Jawed Faisal, the NSC’s spokesperson, said that the violence reduction “begins on Saturday at 12am,” adding that “we hope that the Taliban will reduce violence as per the commitments.”

The US and the Taliban have agreed to a seven-day reduction in violence ahead of signing a peace deal, which will pave the way to end America’s longest war in history – and almost two decades of US forces in Afghanistan.

“After decades of conflict, we have come to an understanding with the Taliban on a significant reduction in violence across Afghanistan. This is an important step on a long road to peace and I call on all Afghans to seize this opportunity,” Mr Pompeo said in a post on social media.

While a vague term, the agreement means that the Taliban will not launch attacks in cities, on highways or against US bases, as well as the Afghan National Defense and Security Forces. The US will monitor developments throughout the next seven days.

Afghanistan’s capital Kabul remained quiet after today’s announcement.

President Donald Trump with Afghan President Ashraf Ghani and Joint Chiefs Chairman Gen Mark Milley addresses members of the military during a surprise Thanksgiving Day visit at Bagram Air Field, Afghanistan.

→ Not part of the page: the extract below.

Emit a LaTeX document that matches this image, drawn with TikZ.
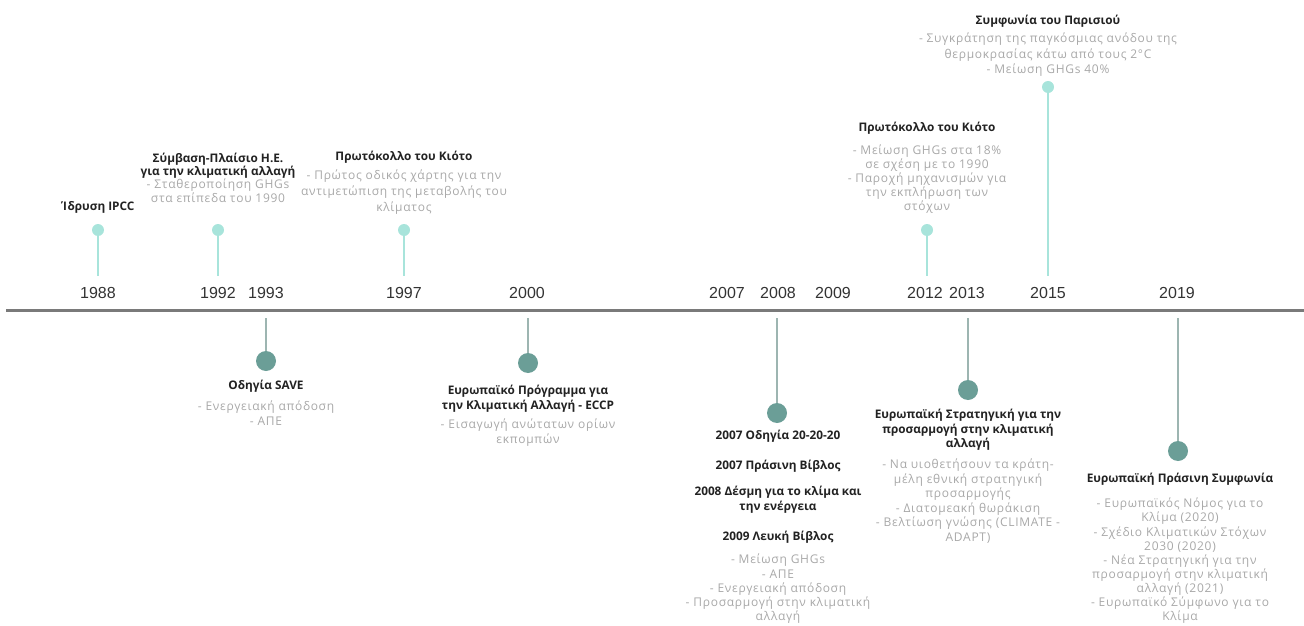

If successful, the signing of the peace deal will see the beginning of US troop withdrawal. It will also trigger direct talks between the Taliban and the US-backed Afghan government in an effort to secure lasting peace.

On Tuesday, President Ashraf Ghani was confirmed for another five-year term, although his election came amid challenges from his main rival Dr Abdullah Abdullah, who also claimed victory.

While a full ceasefire for the week couldn’t be secured, all parties agreed to a significant reduction in fighting.

The US stated that it has enough surveillance to monitor the Taliban’s adherence to the agreement.

While any reduction in violence is a crucial step to the signing of a US-Taliban peace deal, it is the least important part of the agreement, states Jarrett Blanc, a senior fellow at the Carnegie Endowment for International Peace and long-term Afghanistan expert.

“The intra-Afghan talks remain the hard part,” he said. “Neither the Taliban nor the government and legitimate opposition have a realistic agenda for those talks.